Keep embedded checks close to the user action
If you click in a widget, assert the result immediately. Do not wait until the end of the test to discover that the embedded action failed.
Separate host-page assertions from widget assertions
A test that mixes host page checks, widget checks, and backend checks in one long path becomes hard to debug. Keep the structure clear so you can tell whether the failure came from the page shell, the embedded component, or the integration behind it.
Use the browser tool for what the browser knows best
If the widget outcome can be verified better through a backend API, combine UI automation with an API check instead of forcing all validation through the DOM. That is a useful pattern in continuous integration because it keeps the UI suite focused on user-visible behavior while backend checks handle data integrity.
Final buying advice
If shadow DOM, nested iframes, and embedded widgets are the source of your worst failures, prioritize tools that reduce context-management overhead and keep tests readable. The best browser testing tool for shadow DOM is not the one with the longest feature list, it is the one your team can use to build stable, maintainable, repeatable coverage around the hardest parts of your app.

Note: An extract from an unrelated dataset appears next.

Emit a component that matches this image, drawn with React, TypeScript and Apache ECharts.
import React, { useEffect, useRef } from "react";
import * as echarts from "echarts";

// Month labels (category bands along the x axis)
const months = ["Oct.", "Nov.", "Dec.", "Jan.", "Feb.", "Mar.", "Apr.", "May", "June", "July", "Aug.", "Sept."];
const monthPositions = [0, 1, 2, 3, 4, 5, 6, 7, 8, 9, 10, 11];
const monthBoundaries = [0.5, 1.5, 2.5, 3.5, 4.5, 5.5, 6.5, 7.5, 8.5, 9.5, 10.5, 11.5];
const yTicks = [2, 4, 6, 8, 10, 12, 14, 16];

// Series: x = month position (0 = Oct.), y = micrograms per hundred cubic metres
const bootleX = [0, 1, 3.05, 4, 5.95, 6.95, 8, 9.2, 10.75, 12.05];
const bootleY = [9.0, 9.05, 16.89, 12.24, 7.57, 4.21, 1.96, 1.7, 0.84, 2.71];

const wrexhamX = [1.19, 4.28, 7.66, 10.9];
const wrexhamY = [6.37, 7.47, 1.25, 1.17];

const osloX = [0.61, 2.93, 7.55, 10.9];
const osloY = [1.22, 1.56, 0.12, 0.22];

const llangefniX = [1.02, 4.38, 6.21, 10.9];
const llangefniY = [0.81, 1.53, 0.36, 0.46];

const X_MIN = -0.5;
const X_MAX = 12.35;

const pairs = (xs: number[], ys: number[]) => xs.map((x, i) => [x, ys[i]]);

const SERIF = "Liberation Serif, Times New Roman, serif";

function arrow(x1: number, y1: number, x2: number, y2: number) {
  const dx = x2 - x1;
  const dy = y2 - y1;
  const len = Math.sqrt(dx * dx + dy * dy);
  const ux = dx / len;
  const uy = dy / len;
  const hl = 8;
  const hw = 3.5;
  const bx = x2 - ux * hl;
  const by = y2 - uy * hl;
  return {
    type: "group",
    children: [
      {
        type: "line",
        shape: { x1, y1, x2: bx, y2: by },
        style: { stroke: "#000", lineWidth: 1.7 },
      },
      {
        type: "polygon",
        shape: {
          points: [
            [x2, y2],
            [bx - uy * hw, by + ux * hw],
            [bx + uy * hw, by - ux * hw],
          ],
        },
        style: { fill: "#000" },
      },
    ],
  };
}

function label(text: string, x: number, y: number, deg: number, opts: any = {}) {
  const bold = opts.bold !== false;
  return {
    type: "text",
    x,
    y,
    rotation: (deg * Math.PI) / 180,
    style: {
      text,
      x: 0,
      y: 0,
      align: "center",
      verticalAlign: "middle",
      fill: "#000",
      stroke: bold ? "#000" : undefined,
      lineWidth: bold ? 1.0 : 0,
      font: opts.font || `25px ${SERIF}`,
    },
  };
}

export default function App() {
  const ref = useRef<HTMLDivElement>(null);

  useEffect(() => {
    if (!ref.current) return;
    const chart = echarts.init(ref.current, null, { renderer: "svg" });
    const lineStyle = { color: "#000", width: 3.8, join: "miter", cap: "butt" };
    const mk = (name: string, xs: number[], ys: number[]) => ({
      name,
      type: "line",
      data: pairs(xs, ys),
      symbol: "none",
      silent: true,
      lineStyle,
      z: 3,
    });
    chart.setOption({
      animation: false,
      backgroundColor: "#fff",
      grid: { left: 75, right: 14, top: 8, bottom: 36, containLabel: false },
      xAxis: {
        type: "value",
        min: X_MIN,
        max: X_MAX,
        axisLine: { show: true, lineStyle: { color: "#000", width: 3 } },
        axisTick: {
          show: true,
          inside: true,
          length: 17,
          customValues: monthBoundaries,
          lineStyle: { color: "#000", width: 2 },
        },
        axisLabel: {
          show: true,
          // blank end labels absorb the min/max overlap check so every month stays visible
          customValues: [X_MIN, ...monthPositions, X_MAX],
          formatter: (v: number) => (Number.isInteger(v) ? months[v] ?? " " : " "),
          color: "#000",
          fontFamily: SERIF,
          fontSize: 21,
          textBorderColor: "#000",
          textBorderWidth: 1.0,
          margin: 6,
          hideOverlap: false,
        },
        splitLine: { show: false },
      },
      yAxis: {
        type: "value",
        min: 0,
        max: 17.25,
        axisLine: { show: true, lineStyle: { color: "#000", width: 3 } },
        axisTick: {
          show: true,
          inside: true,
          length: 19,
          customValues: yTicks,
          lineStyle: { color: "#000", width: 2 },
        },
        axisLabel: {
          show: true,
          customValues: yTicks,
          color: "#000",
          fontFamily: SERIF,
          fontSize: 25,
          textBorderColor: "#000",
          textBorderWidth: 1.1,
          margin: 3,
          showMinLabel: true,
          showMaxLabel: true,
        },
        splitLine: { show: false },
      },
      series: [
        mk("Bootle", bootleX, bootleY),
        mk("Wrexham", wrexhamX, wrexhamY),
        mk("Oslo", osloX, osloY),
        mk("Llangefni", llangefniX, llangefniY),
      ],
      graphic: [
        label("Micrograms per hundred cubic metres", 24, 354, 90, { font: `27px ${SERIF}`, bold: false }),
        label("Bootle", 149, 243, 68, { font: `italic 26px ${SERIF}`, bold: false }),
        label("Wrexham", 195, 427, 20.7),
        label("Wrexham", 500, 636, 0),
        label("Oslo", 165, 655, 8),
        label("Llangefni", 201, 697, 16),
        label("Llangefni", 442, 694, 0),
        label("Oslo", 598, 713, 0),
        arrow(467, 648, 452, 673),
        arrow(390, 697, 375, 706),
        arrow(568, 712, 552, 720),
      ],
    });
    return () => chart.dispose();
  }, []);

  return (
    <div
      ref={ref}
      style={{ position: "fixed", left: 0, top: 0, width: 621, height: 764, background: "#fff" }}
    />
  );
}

For many teams, that means a code-first framework for highly specialized cases, plus a simpler platform for the majority of embedded UI workflows. If you want less framework glue and a more approachable authoring model, Endtest is worth evaluating alongside its AI-driven test creation, import, and assertion features. The practical question is whether your team wants to keep hand-coding the browser mechanics around every widget, or whether it is time to put those mechanics into a tool that was designed to absorb them.
Before you sign a contract or commit to a migration, run one real embedded flow through the trial, not a toy page. Use the ugliest widget in your product. If the tool can handle that reliably, you have a much better chance of buying something your team will still trust after the novelty wears off.